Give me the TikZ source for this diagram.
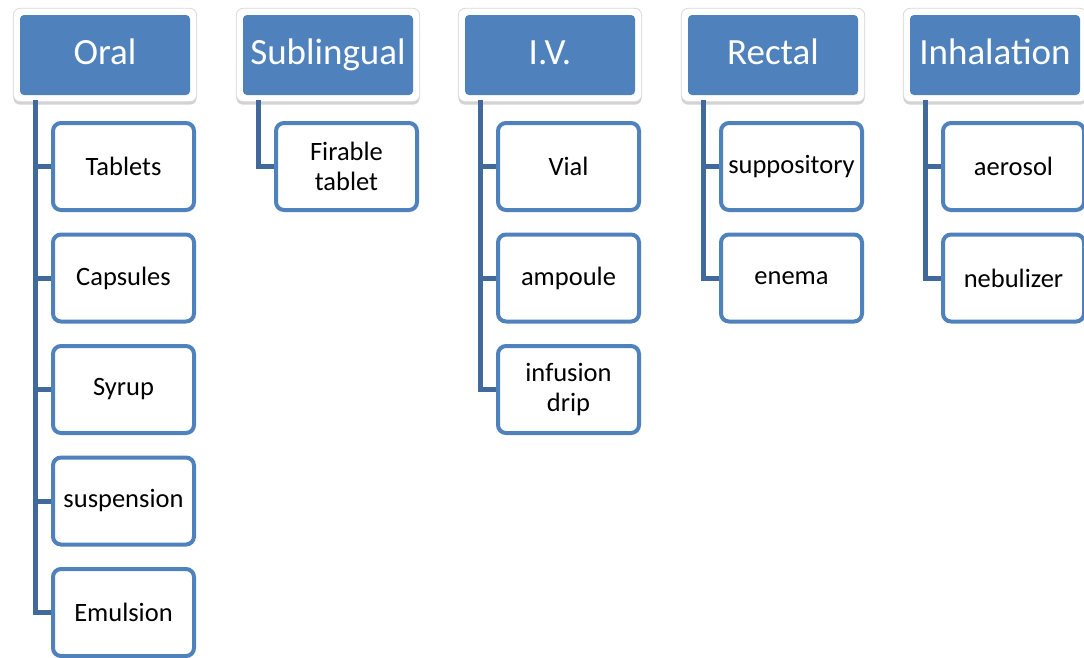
\documentclass[tikz,border=0pt]{standalone}
\usepackage{fontspec}
\setmainfont{Carlito}
\usepackage{xcolor}
\usetikzlibrary{positioning,fit,shadows,backgrounds}

\definecolor{routeblue}{HTML}{4F81BD}
\definecolor{linkblue}{HTML}{41699C}

\begin{document}
\begin{tikzpicture}[
  x=1pt, y=-1pt,
  node distance=20.5pt,
  route/.style={rectangle, rounded corners=4pt, fill=routeblue, text=white,
                minimum width=170pt, minimum height=80pt, inner sep=0pt,
                text height=27pt, text depth=9pt,
                font=\fontsize{37}{40}\selectfont},
  frame/.style={rectangle, rounded corners=7pt, fill=white, draw=black!15,
                line width=0.8pt, inner sep=6.5pt,
                drop shadow={opacity=0.35, shadow xshift=0pt, shadow yshift=-3pt}},
  form/.style={rectangle, rounded corners=8pt, draw=routeblue, fill=white,
               line width=4pt, minimum width=141pt, minimum height=87pt,
               align=center, inner sep=0pt, font=\fontsize{26.5}{30}\selectfont},
  link/.style={line width=5pt, linkblue}
]
\useasboundingbox (0,0) rectangle (1084,657);

% routes
\node[route] (oral) at (105,55) {Oral};
\node[route] (subl) at (328,55) {Sublingual};
\node[route] (iv) at (550,55) {I.V.};
\node[route] (rect) at (773,55) {Rectal};
\node[route] (inh) at (995,55) {Inhalation};

\begin{scope}[on background layer]
\node[frame, fit=(oral)] {};
\node[frame, fit=(subl)] {};
\node[frame, fit=(iv)] {};
\node[frame, fit=(rect)] {};
\node[frame, fit=(inh)] {};
\end{scope}

% dosage forms
\node[form] (tab) at (123.5,166.5) {Tablets};
\node[form, below=of tab] (cap) {Capsules};
\node[form, below=of cap] (syr) {Syrup};
\node[form, below=of syr] (susp) {suspension};
\node[form, below=of susp] (emul) {Emulsion};

\node[form] (fir) at (346.5,166.5) {Firable\\tablet};

\node[form] (vial) at (568.5,166.5) {Vial};
\node[form, below=of vial] (amp) {ampoule};
\node[form, below=of amp] (drip) {infusion\\drip};

\node[form] (supp) at (791.5,166.5) {suppository};
\node[form, below=of supp] (enem) {enema};

\node[form] (aero) at (1013.5,166.5) {aerosol};
\node[form, below=of aero] (neb) {nebulizer};

% links
\draw[link] ([xshift=16pt,yshift=-5pt]oral.south west) |- (emul.west);
\foreach \f in {tab,cap,syr,susp}
  \draw[link] (\f.west) -- ++(-17pt,0);
\draw[link] ([xshift=16pt,yshift=-5pt]subl.south west) |- (fir.west);
\draw[link] ([xshift=16pt,yshift=-5pt]iv.south west) |- (drip.west);
\draw[link] (vial.west) -- ++(-17pt,0);
\draw[link] (amp.west) -- ++(-17pt,0);
\draw[link] ([xshift=16pt,yshift=-5pt]rect.south west) |- (enem.west);
\draw[link] (supp.west) -- ++(-17pt,0);
\draw[link] ([xshift=16pt,yshift=-5pt]inh.south west) |- (neb.west);
\draw[link] (aero.west) -- ++(-17pt,0);
\end{tikzpicture}
\end{document}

▸ WRITTEN REQUEST: Omit any images, then output the listing exactly.

▸ EXERCISE RESULT:
Give me the TikZ source for this diagram.
\documentclass[tikz,border=0pt]{standalone}
\usepackage{fontspec}
\setmainfont{Carlito}
\usepackage{xcolor}
\usetikzlibrary{positioning,fit,shadows,backgrounds}

\definecolor{routeblue}{HTML}{4F81BD}
\definecolor{linkblue}{HTML}{41699C}

\begin{document}
\begin{tikzpicture}[
  x=1pt, y=-1pt,
  node distance=20.5pt,
  route/.style={rectangle, rounded corners=4pt, fill=routeblue, text=white,
                minimum width=170pt, minimum height=80pt, inner sep=0pt,
                text height=27pt, text depth=9pt,
                font=\fontsize{37}{40}\selectfont},
  frame/.style={rectangle, rounded corners=7pt, fill=white, draw=black!15,
                line width=0.8pt, inner sep=6.5pt,
                drop shadow={opacity=0.35, shadow xshift=0pt, shadow yshift=-3pt}},
  form/.style={rectangle, rounded corners=8pt, draw=routeblue, fill=white,
               line width=4pt, minimum width=141pt, minimum height=87pt,
               align=center, inner sep=0pt, font=\fontsize{26.5}{30}\selectfont},
  link/.style={line width=5pt, linkblue}
]
\useasboundingbox (0,0) rectangle (1084,657);

% routes
\node[route] (oral) at (105,55) {Oral};
\node[route] (subl) at (328,55) {Sublingual};
\node[route] (iv) at (550,55) {I.V.};
\node[route] (rect) at (773,55) {Rectal};
\node[route] (inh) at (995,55) {Inhalation};

\begin{scope}[on background layer]
\node[frame, fit=(oral)] {};
\node[frame, fit=(subl)] {};
\node[frame, fit=(iv)] {};
\node[frame, fit=(rect)] {};
\node[frame, fit=(inh)] {};
\end{scope}

% dosage forms
\node[form] (tab) at (123.5,166.5) {Tablets};
\node[form, below=of tab] (cap) {Capsules};
\node[form, below=of cap] (syr) {Syrup};
\node[form, below=of syr] (susp) {suspension};
\node[form, below=of susp] (emul) {Emulsion};

\node[form] (fir) at (346.5,166.5) {Firable\\tablet};

\node[form] (vial) at (568.5,166.5) {Vial};
\node[form, below=of vial] (amp) {ampoule};
\node[form, below=of amp] (drip) {infusion\\drip};

\node[form] (supp) at (791.5,166.5) {suppository};
\node[form, below=of supp] (enem) {enema};

\node[form] (aero) at (1013.5,166.5) {aerosol};
\node[form, below=of aero] (neb) {nebulizer};

% links
\draw[link] ([xshift=16pt,yshift=-5pt]oral.south west) |- (emul.west);
\foreach \f in {tab,cap,syr,susp}
  \draw[link] (\f.west) -- ++(-17pt,0);
\draw[link] ([xshift=16pt,yshift=-5pt]subl.south west) |- (fir.west);
\draw[link] ([xshift=16pt,yshift=-5pt]iv.south west) |- (drip.west);
\draw[link] (vial.west) -- ++(-17pt,0);
\draw[link] (amp.west) -- ++(-17pt,0);
\draw[link] ([xshift=16pt,yshift=-5pt]rect.south west) |- (enem.west);
\draw[link] (supp.west) -- ++(-17pt,0);
\draw[link] ([xshift=16pt,yshift=-5pt]inh.south west) |- (neb.west);
\draw[link] (aero.west) -- ++(-17pt,0);
\end{tikzpicture}
\end{document}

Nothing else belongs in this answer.